Detto tra noi

Litigi e chiodi nel legno

Qualsiasi cosa noi facciamo di violento, anche solo verbalmente finisce per lasciare in chi lo subisce un qualcosa che, nonostante i successivi e spesso sinceri tentativi di porvi rimedio, rimarrà per sempre, condizionando il suo essere ma anche il suo rapporto con noi
Mauro Rossi
15.07.2022 06:00

In uno dei tanti inutili talk show televisivi di questa torrida estate, un altrettanto inutile tuttologo sosteneva un paio di giorni fa – probabilmente riferendosi alla rottura del rapporto sentimentale tra l’ex calciatore Totti e la consorte, evento divenuto in questi giorni più importante e meritevole di attenzione mediatica della siccità e della guerra – che per la salvaguardia di un rapporto, sentimentale ma anche di amicizia, è salutare ogni tanto qualche intensa lite. Sfogarsi, tirare fuori senza remore ciò che si ha dentro, spiegava citando addirittura una frase di papa Francesco, ha un grande valore terapeutico, aiuta a liberarsi e a rendere il rapporto chiaro, sgombro da ombre e equivoci e dunque più saldo, duraturo. In effetti è vero, dopo uno sfogo si ha, spesso, una sensazione di leggerezza, di libertà, come se ci si fosse liberati di un macigno che pesava sullo stomaco. C’è però un «ma». Ovvero il fatto che, a parte coloro che litigano davanti allo specchio, con una porta o con un albero del giardino (cosa che, a parte qualche indice di instabilità psichica, rischia di procurare dei danni collaterali tutt’altro da sottovalutare) normalmente queste diatribe si svolgono con un’altra persona che giocoforza finisce per subire questo nostro agire liberatorio.
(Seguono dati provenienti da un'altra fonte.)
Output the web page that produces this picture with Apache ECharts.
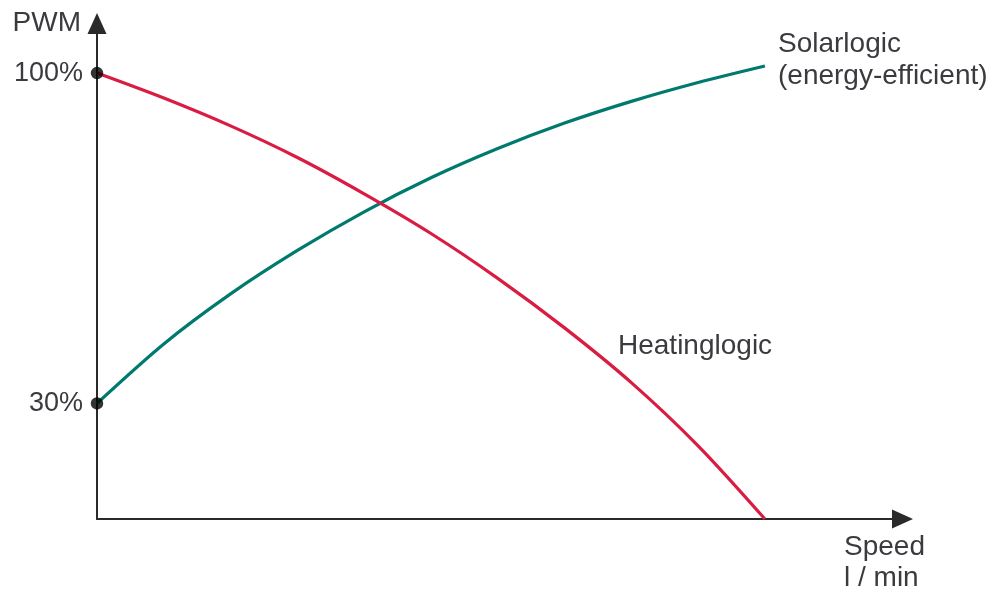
<!DOCTYPE html>
<html>
<head>
<meta charset="utf-8">
<script src="https://cdn.jsdelivr.net/npm/echarts@6/dist/echarts.min.js"></script>
<style>html,body{margin:0;padding:0;background:#fff}#c{width:1003px;height:591px}</style>
</head>
<body>
<div id="c"></div>
<script>
// Speed (relative units, 100 = end of curves)
const speed = [0, 10, 20, 30, 40, 50, 60, 70, 80, 90, 100];
const heatingPWM = [100, 94.7, 88.8, 82.1, 74.4, 66.0, 56.5, 46.0, 34.4, 21.0, 5.5];
const solarPWM = [30, 42.6, 53.2, 62.4, 70.6, 77.8, 84.0, 89.4, 94.0, 98.0, 101.5];
const yTicks = [100, 30];
const startPoints = [[0, 100], [0, 30]];
const labels = { y: 'PWM', x1: 'Speed', x2: 'l / min', solar1: 'Solarlogic', solar2: '(energy-efficient)', heating: 'Heatinglogic' };

const FONT = 'Liberation Sans, Arial, sans-serif';
const TXT = '#3a3a3f';
const FS = 28;
const chart = echarts.init(document.getElementById('c'), null, { renderer: 'canvas' });
const txt = (text, x, y, align) => ({ type: 'text', x, y, style: { text, font: FS + 'px ' + FONT, fill: TXT, align: align || 'left', verticalAlign: 'middle' } });
chart.setOption({
  animation: false,
  backgroundColor: '#fff',
  grid: { left: 97, right: 100.5, top: 23.5, bottom: 72 },
  xAxis: {
    type: 'value', min: 0, max: 120.6,
    axisLine: { onZero: false, lineStyle: { color: '#2a2a2a', width: 2 }, symbol: ['none', 'triangle'], symbolSize: [19, 21] },
    axisTick: { show: false }, axisLabel: { show: false }, splitLine: { show: false }
  },
  yAxis: {
    type: 'value', min: 5.5, max: 110.5,
    axisLine: { show: true, onZero: false, lineStyle: { color: '#2a2a2a', width: 2 }, symbol: ['none', 'triangle'], symbolSize: [19, 21] },
    axisTick: { show: false },
    axisLabel: { show: true, customValues: yTicks, formatter: '{value}%', fontSize: 27, fontFamily: FONT, color: TXT, margin: 14 },
    splitLine: { show: false }
  },
  series: [
    { type: 'line', data: speed.map((s, i) => [s, heatingPWM[i]]), smooth: 0.3, showSymbol: false, lineStyle: { color: '#d91c42', width: 3.2 }, z: 3 },
    { type: 'line', data: speed.map((s, i) => [s, solarPWM[i]]), smooth: 0.3, showSymbol: false, lineStyle: { color: '#007a6e', width: 3.2 }, z: 2 },
    { type: 'scatter', data: startPoints, symbolSize: 12.5, itemStyle: { color: '#000' }, z: 5 }
  ],
  graphic: [
    txt(labels.y, 81, 23, 'right'),
    txt(labels.x1, 844, 547),
    txt(labels.x2, 844, 578.5),
    txt(labels.solar1, 778, 44),
    txt(labels.solar2, 778, 76.5),
    txt(labels.heating, 618, 346)
  ]
});
</script>
</body>
</html>
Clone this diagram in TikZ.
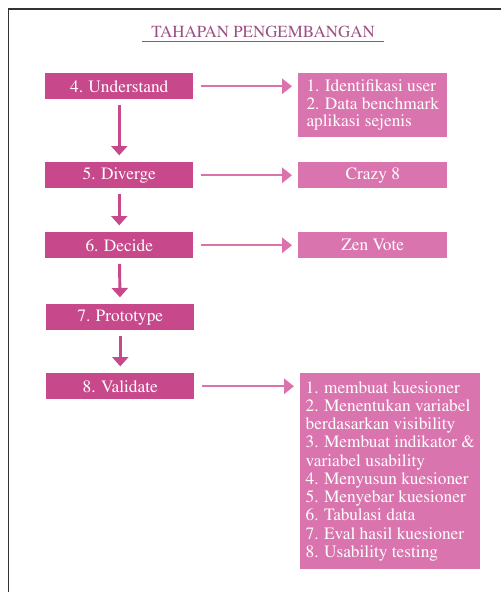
\documentclass[tikz,border=0pt]{standalone}
\usepackage[T1]{fontenc}
\usepackage{times}
\usetikzlibrary{arrows.meta,positioning}

\definecolor{stagepink}{HTML}{C8488C}
\definecolor{notepink}{HTML}{DA74AE}
\definecolor{arrowpink}{HTML}{DC72AC}
\definecolor{titleplum}{HTML}{9B4F83}

\begin{document}
\begin{tikzpicture}[x=0.75pt,y=-0.75pt,
  stage/.style={fill=stagepink,text=white,minimum width=111pt,minimum height=19.5pt,
    inner sep=0pt,anchor=north west,font=\fontsize{13}{13.2}\selectfont},
  note/.style={fill=notepink,text=white,minimum width=111.75pt,minimum height=19.5pt,
    inner sep=0pt,anchor=north west,align=left,font=\fontsize{13}{13.2}\selectfont},
  down arrow/.style={-{Triangle[width=12pt,length=7pt]},color=stagepink,line width=2.2pt,
    shorten <=4pt,shorten >=5pt},
  side arrow/.style={-{Triangle[width=11.5pt,length=7.5pt]},color=arrowpink,line width=1.6pt,
    shorten <=5.25pt,shorten >=4.5pt}]

  \useasboundingbox (0,0) rectangle (501,592);

  % frame of the slide
  \draw[line width=0.9pt,black!80] (8.5,592) -- (8.5,9) -- (501,9);

  % title
  \node[text=titleplum,anchor=base,inner xsep=7pt,inner ysep=2.25pt,
    font=\fontsize{12.7}{14}\selectfont] (title) at (263,38) {TAHAPAN PENGEMBANGAN};
  \draw[titleplum,line width=0.8pt] (title.south west) -- (title.south east);

  % stages
  \node[stage] (und) at (45,73) {4. Understand};
  \node[stage] (div) at (45,162) {5. Diverge};
  \node[stage] (dec) at (45,232) {6. Decide};
  \node[stage] (pro) at (46,304) {7. Prototype};
  \node[stage] (val) at (46,373) {8. Validate};

  % activities
  \node[note,minimum height=48pt] (undr) at (298,73)
    {1. Identifikasi user\\2. Data benchmark\\aplikasi sejenis};
  \node[note,align=center] (cra) at (298,162) {Crazy 8};
  \node[note,align=center] (zen) at (298,232) {Zen Vote};
  \node[note,minimum width=135pt,minimum height=147pt,
    font=\fontsize{13}{13.7}\selectfont] (valr) at (300,373)
    {1. membuat kuesioner\\2. Menentukan variabel\\berdasarkan visibility\\
     3. Membuat indikator \&\\variabel usability\\4. Menyusun kuesioner\\
     5. Menyebar kuesioner\\6. Tabulasi data\\7. Eval hasil kuesioner\\
     8. Usability testing};

  \draw[down arrow] (und) -- (div);
  \draw[down arrow] (div) -- (dec);
  \draw[down arrow] (dec) -- (pro);
  \draw[down arrow] (pro) -- (val);

  \draw[side arrow] (und.east) -- (und.east -| undr.west);
  \draw[side arrow] (div.east) -- (cra.west);
  \draw[side arrow] (dec.east) -- (zen.west);
  \draw[side arrow] (val.east) -- (val.east -| valr.west);

\end{tikzpicture}
\end{document}
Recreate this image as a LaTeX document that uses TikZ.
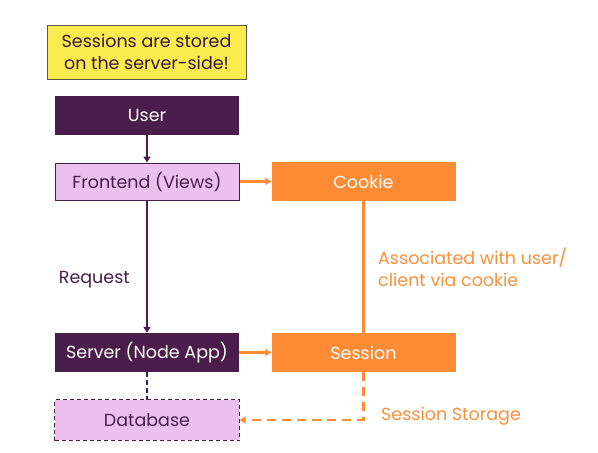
\documentclass[tikz,border=0pt]{standalone}
\usepackage{fontspec}
\setmainfont{Poppins}
\usetikzlibrary{arrows.meta}
\definecolor{plum}{HTML}{4A1D4A}
\definecolor{lilac}{HTML}{ECC0EC}
\definecolor{tangerine}{HTML}{FF8C34}
\definecolor{tangtext}{HTML}{F7913D}
\definecolor{notefill}{HTML}{FAEB4E}
\definecolor{noteline}{HTML}{5C5A45}
\tikzset{
  box/.style={minimum width=184pt, minimum height=39pt, inner sep=0pt, font=\fontsize{17.5}{21}\selectfont},
  darkbox/.style={box, fill=plum, text=white},
  lightbox/.style={box, fill=lilac, draw=plum, line width=1pt, text=plum},
  orangebox/.style={box, fill=tangerine, text=white},
  notebox/.style={box, minimum width=199pt, minimum height=54pt, fill=notefill, draw=noteline, line width=1pt, text=plum!80!black, align=center, font=\fontsize{17.5}{22}\selectfont},
  link/.style={line width=1.8pt, -{Triangle[length=6pt,width=7pt]}},
  purplelink/.style={link, draw=plum},
  orangelink/.style={link, line width=2.4pt, draw=tangerine},
  label/.style={anchor=west, inner sep=0pt, font=\fontsize{17.5}{22}\selectfont, align=left}
}
\begin{document}
\begin{tikzpicture}[x=1pt, y=-1pt]
\useasboundingbox (0,0) rectangle (598,453);
\fill[white] (0,0) rectangle (598,453);

\node[notebox] (note) at (146.5,52) {Sessions are stored\\on the server-side!};
\node[darkbox] (user) at (147,115) {User};
\node[lightbox, minimum height=37pt] (front) at (147,181.5) {Frontend (Views)};
\node[orangebox] (cookie) at (363.5,181.5) {Cookie};
\node[darkbox] (server) at (147,352.5) {Server (Node App)};
\node[orangebox] (session) at (363.5,352.5) {Session};
\node[lightbox, draw=none, minimum height=40pt] (db) at (147,420) {Database};
\draw[plum, line width=1pt, dash pattern=on 4pt off 3pt] (db.south west) rectangle (db.north east);

% client side
\draw[purplelink] (user) -- (front);
\draw[orangelink] (front) -- (cookie);
\draw[purplelink] (front) -- node[label, text=plum, pos=0.6, xshift=-89pt] (req) {Request} (server);
\draw[tangerine, line width=2.4pt] (cookie) -- (session);
\node[label, text=tangtext] (assoc) at (378,267) {Associated with user/\\client via cookie};

% server side
\draw[orangelink] (server) -- (session);
\draw[plum, line width=1.8pt, dash pattern=on 5pt off 3pt] (server) -- (db);
\coordinate (bend) at (session.south |- db.east);
\draw[orangelink, dash pattern=on 9pt off 6pt] (session.south) -- (bend) -- (db.east);
\node[label, text=tangtext] (storage) at (381,416) {Session Storage};
\end{tikzpicture}
\end{document}
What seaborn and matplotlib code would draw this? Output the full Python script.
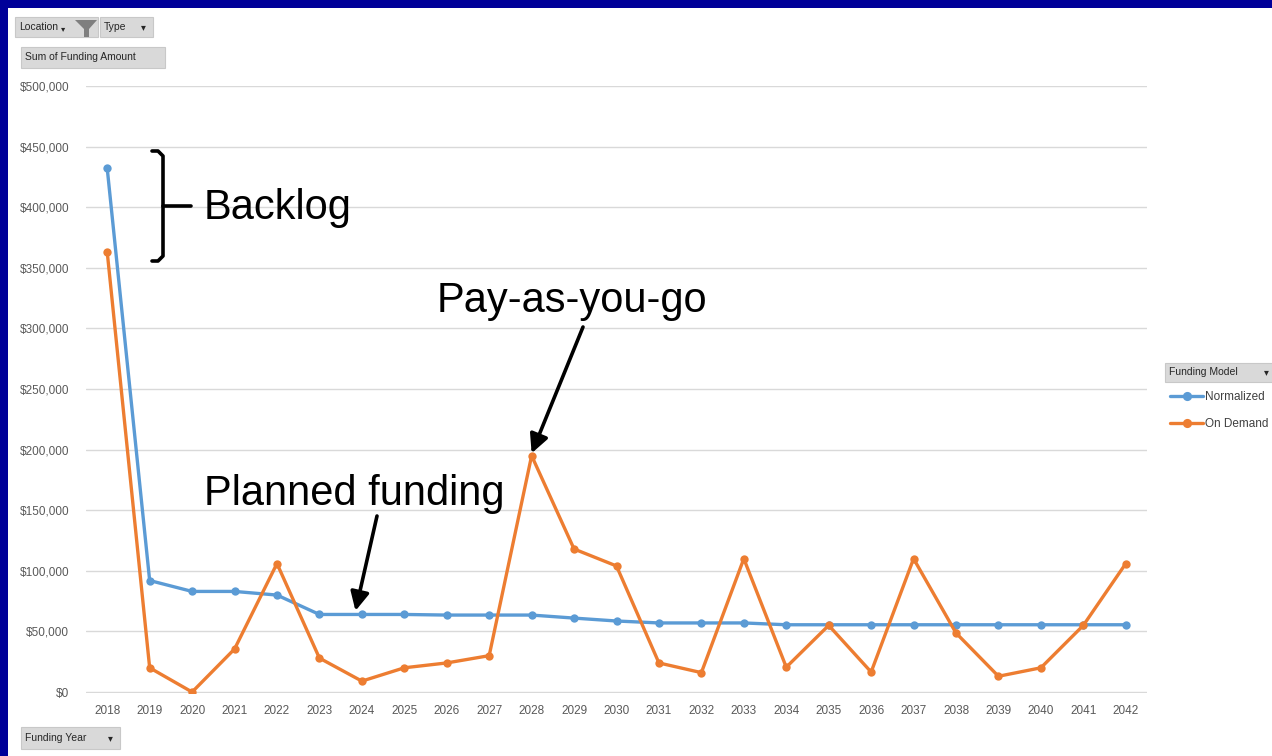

A tal riguardo mi è tornato alla mente il racconto di quel padre che, di fronte ad un figlio incline ad eccessi di ira, gli diede un suggerimento: ogni volta che senti il forte desiderio di sfogarti prendi un martello e un chiodo e pianta quest’ultimo su un asse. Il figlio iniziò a seguire il consiglio paterno e già dopo il primo giorno aveva conficcato nel pezzo di legno una trentina di chiodi. Poi, iniziando piano piano a controllarsi, il numero delle punte piantate quotidianamente iniziò a diminuire, finché arrivò il momento in cui si rese conto che in quell’asse ormai chiodato, non sentiva più il bisogno di infilzare alcunché. Il padre allora gli diede un compito: iniziare a togliere, ad uno ad uno, i chiodi che con tanta foga aveva piantato nel legno. Il ragazzo diede il via all’operazione rendendosi conto di una cosa: che ogni punta che riusciva, spesso con fatica, ad asportare, lasciava nell’asse un segno. Alcune volte era un buco, in altri casi era semplicemente una piccola infossatura. Ma si trattava comunque di un segno che rimaneva, indelebile, nella struttura. Il ragazzo, capita la lezione, si rivolse al padre ringraziandolo per l’insegnamento ricevuto. Ovvero che qualsiasi cosa noi facciamo di violento, anche solo verbalmente – come nel caso di un «salutare» litigio – finisce per lasciare in chi lo subisce un qualcosa che, nonostante i successivi e spesso sinceri tentativi di porvi rimedio, rimarrà per sempre, condizionando il suo essere ma anche il suo rapporto con noi che, purtroppo, sarà segnato per sempre.